• **Code that draws figures**

##############################

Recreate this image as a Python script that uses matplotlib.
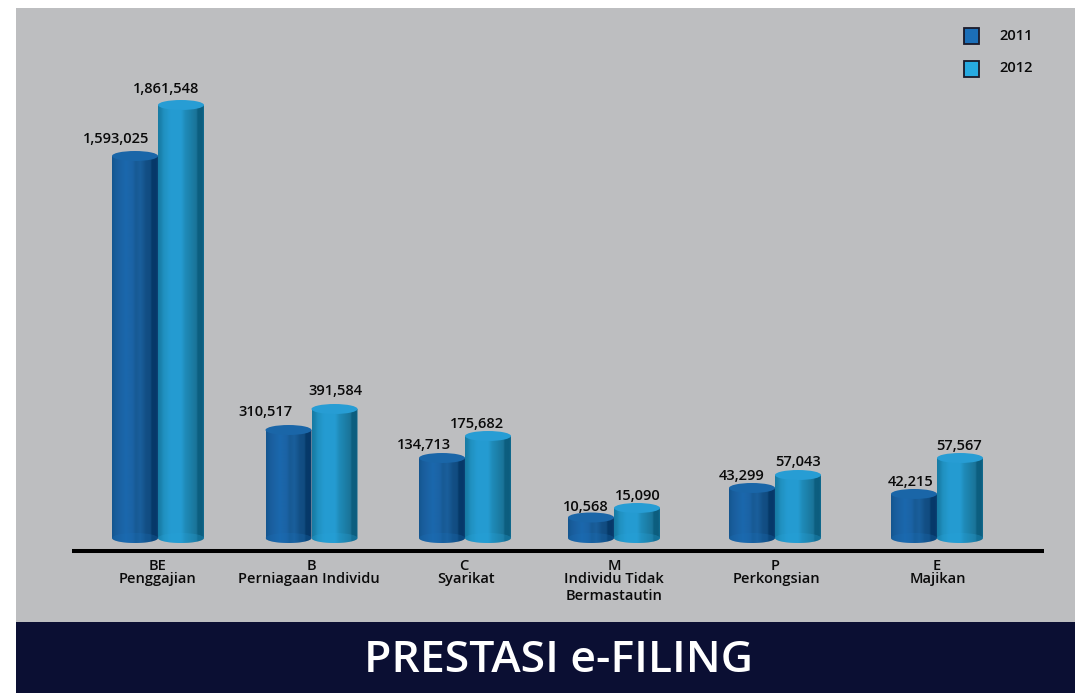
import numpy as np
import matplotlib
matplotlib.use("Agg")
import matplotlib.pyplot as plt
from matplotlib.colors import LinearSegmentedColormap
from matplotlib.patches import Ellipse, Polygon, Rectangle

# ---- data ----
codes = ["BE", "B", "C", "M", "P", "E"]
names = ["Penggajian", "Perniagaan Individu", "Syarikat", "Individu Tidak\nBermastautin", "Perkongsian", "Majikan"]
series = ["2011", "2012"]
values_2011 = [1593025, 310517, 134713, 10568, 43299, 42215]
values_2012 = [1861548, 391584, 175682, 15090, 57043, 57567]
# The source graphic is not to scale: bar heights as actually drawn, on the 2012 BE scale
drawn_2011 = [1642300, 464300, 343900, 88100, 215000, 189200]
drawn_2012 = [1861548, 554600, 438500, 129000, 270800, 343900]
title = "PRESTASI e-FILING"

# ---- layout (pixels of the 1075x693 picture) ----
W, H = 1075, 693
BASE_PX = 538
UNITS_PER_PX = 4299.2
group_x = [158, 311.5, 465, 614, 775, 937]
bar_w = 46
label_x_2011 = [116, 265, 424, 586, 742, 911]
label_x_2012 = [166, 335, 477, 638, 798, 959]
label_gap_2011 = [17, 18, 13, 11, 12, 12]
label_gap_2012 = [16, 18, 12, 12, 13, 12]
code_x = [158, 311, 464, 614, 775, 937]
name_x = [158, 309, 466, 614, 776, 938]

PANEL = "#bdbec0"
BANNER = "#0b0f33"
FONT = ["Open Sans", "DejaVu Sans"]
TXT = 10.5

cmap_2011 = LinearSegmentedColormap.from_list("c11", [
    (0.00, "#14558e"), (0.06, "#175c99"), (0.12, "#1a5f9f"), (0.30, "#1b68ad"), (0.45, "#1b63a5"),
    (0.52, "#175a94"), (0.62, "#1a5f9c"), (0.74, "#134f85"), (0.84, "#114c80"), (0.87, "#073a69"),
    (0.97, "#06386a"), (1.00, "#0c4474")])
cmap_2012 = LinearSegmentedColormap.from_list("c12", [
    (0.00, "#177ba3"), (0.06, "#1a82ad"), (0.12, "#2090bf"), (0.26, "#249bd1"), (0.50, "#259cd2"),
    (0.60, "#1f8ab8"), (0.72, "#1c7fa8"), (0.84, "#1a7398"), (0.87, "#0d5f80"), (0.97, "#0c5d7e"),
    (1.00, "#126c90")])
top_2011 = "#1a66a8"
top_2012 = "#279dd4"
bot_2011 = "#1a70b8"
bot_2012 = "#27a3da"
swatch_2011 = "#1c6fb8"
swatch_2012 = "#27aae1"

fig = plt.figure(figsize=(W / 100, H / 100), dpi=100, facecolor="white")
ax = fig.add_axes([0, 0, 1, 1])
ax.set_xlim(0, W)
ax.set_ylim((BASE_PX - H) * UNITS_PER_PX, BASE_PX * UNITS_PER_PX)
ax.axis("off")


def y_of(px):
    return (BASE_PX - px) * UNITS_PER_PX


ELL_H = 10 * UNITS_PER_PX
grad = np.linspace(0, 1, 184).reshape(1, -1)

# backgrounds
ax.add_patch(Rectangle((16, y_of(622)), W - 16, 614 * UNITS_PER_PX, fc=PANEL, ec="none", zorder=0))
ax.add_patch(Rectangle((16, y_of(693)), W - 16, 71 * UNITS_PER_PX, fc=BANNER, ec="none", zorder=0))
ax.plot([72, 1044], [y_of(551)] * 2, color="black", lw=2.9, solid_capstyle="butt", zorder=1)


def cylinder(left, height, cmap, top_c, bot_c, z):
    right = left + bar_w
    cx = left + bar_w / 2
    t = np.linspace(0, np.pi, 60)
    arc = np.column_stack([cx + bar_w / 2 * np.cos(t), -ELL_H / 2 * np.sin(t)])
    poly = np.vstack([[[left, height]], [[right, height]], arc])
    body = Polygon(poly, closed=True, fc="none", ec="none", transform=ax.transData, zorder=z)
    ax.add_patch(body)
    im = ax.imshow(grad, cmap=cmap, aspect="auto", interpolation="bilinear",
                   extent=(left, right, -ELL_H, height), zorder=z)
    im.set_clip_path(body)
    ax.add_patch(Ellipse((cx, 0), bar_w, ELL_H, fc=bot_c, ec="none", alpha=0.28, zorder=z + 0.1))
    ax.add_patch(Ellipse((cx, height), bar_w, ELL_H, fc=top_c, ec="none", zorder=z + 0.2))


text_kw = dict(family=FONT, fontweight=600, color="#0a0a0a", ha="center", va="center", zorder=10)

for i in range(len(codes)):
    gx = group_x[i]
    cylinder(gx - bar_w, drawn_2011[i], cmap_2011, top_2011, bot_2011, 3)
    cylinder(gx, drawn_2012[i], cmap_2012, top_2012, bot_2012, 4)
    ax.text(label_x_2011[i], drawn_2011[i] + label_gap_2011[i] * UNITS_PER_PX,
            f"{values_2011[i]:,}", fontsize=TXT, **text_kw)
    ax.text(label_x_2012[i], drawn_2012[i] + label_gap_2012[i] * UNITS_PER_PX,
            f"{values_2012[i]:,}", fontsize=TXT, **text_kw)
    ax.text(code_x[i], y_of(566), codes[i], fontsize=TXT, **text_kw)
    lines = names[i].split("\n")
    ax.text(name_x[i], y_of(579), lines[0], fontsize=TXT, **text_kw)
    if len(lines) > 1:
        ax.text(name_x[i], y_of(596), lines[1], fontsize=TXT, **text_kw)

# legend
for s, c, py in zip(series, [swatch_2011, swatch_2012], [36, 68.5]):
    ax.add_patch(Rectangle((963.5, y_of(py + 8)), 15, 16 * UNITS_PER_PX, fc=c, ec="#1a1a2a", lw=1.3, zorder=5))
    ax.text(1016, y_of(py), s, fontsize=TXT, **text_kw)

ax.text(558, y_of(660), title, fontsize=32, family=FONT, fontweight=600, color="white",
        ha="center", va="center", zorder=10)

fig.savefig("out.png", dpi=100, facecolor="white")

##############################

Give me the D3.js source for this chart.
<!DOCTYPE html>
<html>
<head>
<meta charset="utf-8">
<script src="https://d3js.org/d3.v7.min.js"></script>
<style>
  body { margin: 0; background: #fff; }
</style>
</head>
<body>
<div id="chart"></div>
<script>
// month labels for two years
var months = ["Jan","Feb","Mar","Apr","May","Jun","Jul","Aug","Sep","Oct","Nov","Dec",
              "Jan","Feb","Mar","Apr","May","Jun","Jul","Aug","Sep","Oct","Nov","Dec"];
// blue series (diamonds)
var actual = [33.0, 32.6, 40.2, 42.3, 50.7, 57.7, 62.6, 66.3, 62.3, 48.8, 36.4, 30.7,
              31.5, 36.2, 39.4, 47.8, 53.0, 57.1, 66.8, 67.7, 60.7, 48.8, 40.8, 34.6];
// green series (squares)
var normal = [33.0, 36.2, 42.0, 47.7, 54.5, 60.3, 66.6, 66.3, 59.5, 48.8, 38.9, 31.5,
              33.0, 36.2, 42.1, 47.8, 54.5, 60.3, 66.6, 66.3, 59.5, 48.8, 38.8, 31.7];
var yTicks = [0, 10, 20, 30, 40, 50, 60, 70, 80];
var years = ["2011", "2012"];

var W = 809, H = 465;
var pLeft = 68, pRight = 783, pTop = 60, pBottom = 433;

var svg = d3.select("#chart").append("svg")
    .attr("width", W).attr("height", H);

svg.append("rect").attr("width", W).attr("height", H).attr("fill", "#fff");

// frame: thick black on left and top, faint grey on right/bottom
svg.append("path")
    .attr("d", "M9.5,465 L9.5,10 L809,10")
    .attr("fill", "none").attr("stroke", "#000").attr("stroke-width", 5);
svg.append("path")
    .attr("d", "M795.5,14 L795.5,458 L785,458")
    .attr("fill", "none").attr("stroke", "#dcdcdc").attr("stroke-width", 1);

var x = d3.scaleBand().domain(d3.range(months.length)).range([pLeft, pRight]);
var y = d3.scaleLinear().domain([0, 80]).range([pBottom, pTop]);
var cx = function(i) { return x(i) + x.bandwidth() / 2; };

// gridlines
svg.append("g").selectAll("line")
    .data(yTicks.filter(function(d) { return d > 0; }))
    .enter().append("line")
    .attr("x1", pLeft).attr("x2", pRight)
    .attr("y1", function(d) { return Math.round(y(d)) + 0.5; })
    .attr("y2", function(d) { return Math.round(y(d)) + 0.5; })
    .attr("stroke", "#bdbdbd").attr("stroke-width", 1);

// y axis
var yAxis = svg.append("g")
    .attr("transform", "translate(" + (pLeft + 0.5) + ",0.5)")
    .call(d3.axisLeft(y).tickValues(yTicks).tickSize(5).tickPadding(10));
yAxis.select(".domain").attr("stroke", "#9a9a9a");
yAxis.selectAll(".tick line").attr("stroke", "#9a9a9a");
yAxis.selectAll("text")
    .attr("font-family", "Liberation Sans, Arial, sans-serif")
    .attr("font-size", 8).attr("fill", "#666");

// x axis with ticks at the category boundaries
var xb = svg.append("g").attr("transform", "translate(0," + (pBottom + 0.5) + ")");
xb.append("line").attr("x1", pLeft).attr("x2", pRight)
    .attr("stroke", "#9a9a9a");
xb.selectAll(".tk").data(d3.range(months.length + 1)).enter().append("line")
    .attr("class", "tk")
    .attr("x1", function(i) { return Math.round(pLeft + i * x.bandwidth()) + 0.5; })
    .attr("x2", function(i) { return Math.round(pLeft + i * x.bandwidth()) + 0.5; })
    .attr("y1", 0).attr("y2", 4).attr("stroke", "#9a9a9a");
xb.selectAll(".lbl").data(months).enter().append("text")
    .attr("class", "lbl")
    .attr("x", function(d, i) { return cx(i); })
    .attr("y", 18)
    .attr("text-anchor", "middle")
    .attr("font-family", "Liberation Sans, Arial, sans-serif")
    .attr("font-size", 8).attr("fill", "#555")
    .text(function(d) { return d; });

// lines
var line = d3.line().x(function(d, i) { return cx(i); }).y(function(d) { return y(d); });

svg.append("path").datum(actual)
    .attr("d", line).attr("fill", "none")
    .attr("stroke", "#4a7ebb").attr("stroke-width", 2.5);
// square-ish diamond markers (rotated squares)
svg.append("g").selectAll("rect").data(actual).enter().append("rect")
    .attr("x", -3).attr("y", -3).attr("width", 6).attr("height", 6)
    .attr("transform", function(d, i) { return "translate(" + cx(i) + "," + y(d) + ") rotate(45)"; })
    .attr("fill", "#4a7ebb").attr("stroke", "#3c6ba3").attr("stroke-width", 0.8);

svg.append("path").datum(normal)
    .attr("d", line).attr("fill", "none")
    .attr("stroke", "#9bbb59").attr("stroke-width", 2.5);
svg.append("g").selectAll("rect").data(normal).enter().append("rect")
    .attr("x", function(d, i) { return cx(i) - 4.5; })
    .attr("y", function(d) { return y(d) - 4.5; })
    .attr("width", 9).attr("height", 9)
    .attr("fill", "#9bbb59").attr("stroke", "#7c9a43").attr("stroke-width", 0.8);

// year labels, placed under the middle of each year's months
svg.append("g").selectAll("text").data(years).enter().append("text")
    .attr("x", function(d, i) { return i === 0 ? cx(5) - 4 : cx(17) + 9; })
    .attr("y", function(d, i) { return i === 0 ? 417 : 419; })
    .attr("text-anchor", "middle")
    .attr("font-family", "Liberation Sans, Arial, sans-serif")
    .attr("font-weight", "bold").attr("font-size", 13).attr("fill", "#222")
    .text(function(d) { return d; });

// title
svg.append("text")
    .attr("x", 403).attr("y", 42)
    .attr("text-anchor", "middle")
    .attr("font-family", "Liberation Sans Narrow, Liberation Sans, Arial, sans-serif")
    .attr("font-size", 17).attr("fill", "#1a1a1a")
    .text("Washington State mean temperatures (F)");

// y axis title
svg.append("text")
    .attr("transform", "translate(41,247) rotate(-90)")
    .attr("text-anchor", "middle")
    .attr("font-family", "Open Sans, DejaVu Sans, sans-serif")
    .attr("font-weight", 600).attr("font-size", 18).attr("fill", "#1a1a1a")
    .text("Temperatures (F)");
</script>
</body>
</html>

##############################

• **TASK DETAILS**
Pick out and copy the lines of the entries that hold the string "matplotlib".

• **THE SOLUTION**
Recreate this image as a Python script that uses matplotlib.
import matplotlib
matplotlib.use("Agg")
import matplotlib.pyplot as plt
from matplotlib.colors import LinearSegmentedColormap
from matplotlib.patches import Ellipse, Polygon, Rectangle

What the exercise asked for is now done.